_WHAT YOU SHOULD DO:_
In the records below, work out how many lines hold the word "that". Report the number alone.

_RECORDS FOR THIS TASK:_

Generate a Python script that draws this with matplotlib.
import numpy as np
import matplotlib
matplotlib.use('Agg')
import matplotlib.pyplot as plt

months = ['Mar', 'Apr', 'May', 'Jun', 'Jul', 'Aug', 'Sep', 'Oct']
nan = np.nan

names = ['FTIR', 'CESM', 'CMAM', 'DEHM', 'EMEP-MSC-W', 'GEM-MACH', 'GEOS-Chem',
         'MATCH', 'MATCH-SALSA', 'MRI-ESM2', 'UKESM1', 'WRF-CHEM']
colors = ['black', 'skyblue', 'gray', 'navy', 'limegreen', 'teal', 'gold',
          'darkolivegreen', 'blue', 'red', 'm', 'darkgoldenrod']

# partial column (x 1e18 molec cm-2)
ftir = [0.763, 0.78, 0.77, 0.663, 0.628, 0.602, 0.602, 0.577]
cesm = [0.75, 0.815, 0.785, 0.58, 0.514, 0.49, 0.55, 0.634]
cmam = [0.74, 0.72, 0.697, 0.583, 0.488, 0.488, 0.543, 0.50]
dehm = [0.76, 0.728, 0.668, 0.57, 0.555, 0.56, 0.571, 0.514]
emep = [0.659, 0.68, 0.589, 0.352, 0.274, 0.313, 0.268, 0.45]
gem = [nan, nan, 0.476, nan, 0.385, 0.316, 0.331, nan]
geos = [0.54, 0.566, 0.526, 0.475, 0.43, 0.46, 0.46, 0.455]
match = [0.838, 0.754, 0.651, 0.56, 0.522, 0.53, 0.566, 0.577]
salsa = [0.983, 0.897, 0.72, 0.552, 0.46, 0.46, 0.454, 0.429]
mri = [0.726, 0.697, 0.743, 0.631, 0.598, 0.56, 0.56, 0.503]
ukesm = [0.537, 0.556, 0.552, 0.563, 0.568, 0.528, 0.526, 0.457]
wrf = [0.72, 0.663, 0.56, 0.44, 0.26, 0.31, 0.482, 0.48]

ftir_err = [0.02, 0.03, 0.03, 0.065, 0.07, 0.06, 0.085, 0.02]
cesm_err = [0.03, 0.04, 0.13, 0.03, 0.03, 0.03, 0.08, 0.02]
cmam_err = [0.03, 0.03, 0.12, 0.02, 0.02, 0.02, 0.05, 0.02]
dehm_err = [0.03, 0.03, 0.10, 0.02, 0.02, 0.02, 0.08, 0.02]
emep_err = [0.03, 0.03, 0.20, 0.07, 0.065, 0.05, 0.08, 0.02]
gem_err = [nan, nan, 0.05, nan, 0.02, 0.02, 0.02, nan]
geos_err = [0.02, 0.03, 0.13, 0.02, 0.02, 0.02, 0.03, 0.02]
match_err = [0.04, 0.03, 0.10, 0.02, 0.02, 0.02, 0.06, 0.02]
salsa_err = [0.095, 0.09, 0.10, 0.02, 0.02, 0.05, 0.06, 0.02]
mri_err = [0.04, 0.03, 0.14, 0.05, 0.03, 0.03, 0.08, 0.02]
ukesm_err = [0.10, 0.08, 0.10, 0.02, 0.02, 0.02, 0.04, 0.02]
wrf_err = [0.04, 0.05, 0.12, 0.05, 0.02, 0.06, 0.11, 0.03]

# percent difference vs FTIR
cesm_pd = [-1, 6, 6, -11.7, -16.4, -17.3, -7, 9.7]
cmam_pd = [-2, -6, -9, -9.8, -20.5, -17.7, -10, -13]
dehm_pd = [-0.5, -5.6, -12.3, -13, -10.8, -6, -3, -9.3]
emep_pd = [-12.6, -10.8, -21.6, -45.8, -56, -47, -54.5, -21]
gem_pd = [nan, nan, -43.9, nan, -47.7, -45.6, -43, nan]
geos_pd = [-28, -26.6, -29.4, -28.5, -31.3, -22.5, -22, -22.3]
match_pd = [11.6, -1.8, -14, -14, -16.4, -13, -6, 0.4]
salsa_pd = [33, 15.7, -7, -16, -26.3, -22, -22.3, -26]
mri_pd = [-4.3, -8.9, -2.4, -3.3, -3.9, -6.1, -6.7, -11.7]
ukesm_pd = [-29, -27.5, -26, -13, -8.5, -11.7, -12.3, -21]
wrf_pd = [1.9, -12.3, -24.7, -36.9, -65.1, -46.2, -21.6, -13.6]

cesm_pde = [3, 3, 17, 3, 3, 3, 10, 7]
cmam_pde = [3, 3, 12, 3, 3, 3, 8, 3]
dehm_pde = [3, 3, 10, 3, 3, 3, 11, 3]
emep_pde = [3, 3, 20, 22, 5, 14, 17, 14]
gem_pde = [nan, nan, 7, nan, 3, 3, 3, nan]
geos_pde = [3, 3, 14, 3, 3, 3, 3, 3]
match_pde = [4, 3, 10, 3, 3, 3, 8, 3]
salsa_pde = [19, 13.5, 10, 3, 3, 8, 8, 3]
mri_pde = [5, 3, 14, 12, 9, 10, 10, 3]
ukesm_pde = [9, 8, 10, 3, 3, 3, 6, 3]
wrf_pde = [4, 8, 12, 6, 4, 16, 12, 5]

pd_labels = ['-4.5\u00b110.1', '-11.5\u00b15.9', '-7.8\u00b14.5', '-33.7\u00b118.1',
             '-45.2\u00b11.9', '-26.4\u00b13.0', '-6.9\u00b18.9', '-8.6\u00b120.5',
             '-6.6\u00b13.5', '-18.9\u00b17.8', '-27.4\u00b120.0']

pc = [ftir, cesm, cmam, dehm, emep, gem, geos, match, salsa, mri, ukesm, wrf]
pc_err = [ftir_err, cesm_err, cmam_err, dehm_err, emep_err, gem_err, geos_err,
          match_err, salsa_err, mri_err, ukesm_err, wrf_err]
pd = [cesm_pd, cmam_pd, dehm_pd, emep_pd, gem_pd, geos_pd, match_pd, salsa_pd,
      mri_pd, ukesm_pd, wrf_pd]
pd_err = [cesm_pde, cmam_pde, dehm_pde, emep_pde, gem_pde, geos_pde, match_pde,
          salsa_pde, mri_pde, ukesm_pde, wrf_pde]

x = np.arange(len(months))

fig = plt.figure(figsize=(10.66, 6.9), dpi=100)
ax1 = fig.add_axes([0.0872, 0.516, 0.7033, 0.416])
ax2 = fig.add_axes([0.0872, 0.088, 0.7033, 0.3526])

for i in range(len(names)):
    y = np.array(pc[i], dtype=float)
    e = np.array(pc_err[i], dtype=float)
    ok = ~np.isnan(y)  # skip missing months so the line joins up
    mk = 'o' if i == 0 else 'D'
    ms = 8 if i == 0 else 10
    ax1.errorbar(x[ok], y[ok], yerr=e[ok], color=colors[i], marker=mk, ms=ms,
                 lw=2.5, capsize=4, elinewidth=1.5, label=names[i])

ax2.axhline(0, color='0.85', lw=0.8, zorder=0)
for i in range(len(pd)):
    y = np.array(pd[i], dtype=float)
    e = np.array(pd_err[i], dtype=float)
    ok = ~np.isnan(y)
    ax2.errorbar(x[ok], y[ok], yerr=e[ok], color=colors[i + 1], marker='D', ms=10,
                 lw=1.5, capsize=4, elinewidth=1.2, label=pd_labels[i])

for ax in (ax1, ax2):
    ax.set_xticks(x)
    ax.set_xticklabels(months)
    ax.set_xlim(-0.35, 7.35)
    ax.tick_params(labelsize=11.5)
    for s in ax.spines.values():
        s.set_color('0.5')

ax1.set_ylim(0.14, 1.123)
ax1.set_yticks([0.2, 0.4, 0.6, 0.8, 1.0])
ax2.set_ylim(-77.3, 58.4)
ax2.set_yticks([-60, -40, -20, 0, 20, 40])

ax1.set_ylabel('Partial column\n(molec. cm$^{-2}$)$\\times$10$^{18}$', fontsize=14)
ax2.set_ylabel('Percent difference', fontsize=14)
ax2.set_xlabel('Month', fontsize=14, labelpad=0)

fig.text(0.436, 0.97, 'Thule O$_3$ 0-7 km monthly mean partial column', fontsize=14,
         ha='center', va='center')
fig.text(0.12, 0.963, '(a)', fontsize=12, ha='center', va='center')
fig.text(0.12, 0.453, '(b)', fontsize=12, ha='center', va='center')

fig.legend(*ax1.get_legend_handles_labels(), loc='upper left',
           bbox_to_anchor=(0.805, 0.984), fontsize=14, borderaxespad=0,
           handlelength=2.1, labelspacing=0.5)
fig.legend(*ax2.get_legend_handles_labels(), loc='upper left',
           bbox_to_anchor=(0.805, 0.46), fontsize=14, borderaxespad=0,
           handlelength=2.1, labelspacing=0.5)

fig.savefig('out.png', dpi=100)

---

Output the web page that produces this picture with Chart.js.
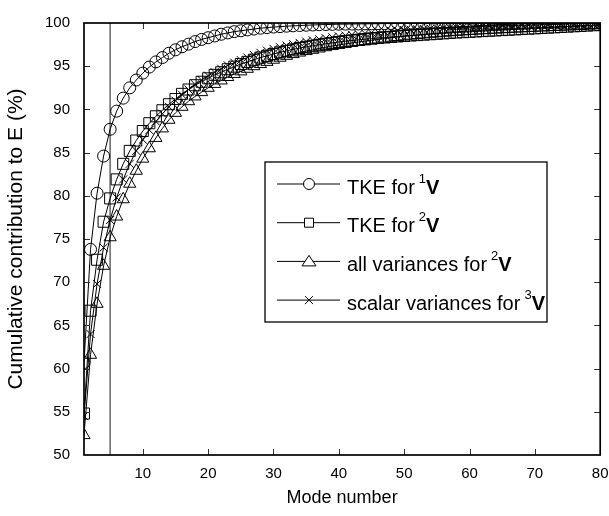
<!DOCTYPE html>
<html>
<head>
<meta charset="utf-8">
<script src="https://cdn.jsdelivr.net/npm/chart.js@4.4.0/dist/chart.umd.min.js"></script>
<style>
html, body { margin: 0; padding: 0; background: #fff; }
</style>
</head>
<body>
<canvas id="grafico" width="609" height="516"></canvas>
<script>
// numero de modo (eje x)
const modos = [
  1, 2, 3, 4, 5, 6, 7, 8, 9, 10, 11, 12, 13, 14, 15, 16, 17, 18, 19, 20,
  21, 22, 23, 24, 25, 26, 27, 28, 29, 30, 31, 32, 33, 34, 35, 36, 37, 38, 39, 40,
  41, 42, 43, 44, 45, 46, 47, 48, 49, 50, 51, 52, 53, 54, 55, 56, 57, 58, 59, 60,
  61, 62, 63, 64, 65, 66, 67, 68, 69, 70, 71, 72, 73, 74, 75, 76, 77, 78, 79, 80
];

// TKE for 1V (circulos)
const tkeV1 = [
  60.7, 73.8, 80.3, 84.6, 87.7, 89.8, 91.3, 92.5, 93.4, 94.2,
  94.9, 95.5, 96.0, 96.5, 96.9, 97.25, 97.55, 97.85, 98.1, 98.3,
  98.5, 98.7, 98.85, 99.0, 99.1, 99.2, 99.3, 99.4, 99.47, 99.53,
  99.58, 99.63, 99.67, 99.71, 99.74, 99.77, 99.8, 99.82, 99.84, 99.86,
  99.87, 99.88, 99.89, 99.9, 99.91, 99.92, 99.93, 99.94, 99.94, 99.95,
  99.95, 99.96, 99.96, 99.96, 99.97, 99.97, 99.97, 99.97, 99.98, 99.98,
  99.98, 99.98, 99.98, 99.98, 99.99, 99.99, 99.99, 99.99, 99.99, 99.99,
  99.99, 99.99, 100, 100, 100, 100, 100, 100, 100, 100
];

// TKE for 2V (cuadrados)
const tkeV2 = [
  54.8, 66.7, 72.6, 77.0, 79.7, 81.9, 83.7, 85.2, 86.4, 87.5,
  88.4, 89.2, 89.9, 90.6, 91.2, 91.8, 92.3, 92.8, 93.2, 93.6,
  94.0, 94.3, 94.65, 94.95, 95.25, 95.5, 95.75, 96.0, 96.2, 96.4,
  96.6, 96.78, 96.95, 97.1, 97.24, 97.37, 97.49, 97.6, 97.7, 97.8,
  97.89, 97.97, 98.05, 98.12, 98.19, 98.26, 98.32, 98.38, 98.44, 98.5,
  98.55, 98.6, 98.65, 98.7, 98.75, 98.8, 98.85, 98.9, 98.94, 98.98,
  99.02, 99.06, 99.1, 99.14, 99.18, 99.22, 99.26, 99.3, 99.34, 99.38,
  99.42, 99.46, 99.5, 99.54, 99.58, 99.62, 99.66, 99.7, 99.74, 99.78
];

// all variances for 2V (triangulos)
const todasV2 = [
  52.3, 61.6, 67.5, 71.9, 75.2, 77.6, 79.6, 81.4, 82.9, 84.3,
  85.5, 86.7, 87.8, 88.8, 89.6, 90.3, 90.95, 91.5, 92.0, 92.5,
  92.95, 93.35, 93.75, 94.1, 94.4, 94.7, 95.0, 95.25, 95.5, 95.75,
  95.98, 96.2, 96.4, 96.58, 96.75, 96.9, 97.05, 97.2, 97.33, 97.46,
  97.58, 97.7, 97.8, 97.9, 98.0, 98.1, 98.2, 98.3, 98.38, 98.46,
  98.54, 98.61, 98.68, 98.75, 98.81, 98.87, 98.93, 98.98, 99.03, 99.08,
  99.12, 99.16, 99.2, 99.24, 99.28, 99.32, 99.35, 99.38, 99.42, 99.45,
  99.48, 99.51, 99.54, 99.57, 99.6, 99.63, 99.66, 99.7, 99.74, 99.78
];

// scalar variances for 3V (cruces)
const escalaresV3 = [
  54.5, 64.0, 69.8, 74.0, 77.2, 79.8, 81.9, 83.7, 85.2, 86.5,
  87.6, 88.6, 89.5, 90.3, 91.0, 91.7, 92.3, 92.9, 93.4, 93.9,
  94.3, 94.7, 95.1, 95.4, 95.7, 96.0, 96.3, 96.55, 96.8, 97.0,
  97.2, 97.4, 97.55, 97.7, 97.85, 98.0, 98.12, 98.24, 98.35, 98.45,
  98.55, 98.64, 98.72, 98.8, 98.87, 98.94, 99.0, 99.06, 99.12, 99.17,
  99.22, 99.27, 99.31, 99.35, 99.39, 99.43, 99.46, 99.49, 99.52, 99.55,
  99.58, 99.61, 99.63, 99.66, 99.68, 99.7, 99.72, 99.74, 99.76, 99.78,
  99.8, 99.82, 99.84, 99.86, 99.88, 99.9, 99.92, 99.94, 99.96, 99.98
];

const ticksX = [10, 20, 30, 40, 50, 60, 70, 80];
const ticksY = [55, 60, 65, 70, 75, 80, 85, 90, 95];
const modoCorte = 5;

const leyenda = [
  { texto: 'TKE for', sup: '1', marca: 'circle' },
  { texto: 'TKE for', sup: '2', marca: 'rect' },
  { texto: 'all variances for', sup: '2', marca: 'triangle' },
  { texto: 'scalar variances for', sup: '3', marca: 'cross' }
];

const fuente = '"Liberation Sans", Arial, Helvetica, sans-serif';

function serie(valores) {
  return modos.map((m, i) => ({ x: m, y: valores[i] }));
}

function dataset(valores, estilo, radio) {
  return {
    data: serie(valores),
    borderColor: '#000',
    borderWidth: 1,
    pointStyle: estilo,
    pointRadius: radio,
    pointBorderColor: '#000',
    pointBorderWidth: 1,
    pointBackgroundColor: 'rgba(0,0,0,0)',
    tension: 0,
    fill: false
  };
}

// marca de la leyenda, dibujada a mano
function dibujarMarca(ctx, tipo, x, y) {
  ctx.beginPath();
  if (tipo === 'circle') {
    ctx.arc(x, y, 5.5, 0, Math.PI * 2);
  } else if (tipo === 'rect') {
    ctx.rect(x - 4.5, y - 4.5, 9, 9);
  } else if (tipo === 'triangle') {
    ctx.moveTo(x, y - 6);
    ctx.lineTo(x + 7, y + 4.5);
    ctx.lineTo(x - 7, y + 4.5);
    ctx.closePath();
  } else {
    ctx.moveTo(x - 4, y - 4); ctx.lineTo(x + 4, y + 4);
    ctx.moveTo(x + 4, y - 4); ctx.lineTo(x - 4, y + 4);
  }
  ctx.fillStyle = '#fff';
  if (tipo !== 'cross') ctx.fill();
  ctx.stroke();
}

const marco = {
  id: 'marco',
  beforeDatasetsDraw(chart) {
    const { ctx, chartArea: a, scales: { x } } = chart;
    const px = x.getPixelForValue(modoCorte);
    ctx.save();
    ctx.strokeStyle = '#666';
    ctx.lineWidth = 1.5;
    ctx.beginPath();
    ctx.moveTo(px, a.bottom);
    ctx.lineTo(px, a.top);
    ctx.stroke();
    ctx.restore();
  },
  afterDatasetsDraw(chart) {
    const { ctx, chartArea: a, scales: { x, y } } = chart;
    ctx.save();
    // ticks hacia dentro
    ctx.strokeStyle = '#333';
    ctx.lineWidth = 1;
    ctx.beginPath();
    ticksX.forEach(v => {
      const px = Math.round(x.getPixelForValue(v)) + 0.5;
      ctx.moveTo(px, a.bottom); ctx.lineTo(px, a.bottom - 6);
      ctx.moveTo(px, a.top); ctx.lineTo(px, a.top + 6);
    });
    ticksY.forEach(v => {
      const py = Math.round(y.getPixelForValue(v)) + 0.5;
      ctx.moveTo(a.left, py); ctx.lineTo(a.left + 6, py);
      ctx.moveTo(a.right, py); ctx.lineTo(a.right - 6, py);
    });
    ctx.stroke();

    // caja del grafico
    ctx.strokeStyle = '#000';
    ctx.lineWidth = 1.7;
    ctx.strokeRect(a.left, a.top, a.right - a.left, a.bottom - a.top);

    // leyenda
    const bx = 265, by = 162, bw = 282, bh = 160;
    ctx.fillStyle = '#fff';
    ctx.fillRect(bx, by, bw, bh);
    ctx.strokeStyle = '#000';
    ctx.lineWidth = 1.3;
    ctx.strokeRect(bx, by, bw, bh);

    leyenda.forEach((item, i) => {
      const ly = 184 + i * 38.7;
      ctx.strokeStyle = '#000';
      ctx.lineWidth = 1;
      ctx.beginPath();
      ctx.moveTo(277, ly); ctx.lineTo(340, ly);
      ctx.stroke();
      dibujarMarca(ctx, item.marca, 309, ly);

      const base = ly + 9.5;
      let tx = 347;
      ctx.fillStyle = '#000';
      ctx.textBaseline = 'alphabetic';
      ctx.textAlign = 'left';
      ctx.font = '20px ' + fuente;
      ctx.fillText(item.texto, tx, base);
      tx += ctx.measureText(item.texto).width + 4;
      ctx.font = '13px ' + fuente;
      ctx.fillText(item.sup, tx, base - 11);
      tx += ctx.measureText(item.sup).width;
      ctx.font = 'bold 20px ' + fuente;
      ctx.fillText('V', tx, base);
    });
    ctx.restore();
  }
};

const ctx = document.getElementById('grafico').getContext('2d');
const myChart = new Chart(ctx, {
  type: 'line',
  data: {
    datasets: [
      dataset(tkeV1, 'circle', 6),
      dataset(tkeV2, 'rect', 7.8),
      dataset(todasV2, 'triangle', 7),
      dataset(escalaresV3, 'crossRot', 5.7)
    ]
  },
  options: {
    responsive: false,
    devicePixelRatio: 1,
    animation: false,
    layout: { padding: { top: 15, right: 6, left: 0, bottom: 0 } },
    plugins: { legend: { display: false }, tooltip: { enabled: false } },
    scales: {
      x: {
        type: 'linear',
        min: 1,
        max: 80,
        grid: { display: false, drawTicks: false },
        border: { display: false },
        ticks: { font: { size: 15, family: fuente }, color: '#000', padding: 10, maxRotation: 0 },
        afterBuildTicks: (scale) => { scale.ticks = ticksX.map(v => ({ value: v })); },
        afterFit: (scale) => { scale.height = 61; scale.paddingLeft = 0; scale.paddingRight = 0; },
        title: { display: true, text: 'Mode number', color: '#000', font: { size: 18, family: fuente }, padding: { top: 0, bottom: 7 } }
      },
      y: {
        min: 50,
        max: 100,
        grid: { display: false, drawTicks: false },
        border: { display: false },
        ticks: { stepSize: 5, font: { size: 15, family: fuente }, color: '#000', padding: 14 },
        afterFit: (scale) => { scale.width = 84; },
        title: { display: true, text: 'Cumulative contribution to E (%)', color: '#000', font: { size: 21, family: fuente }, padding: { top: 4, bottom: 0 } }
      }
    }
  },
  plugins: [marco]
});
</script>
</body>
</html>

_THE RESPONSE:_
2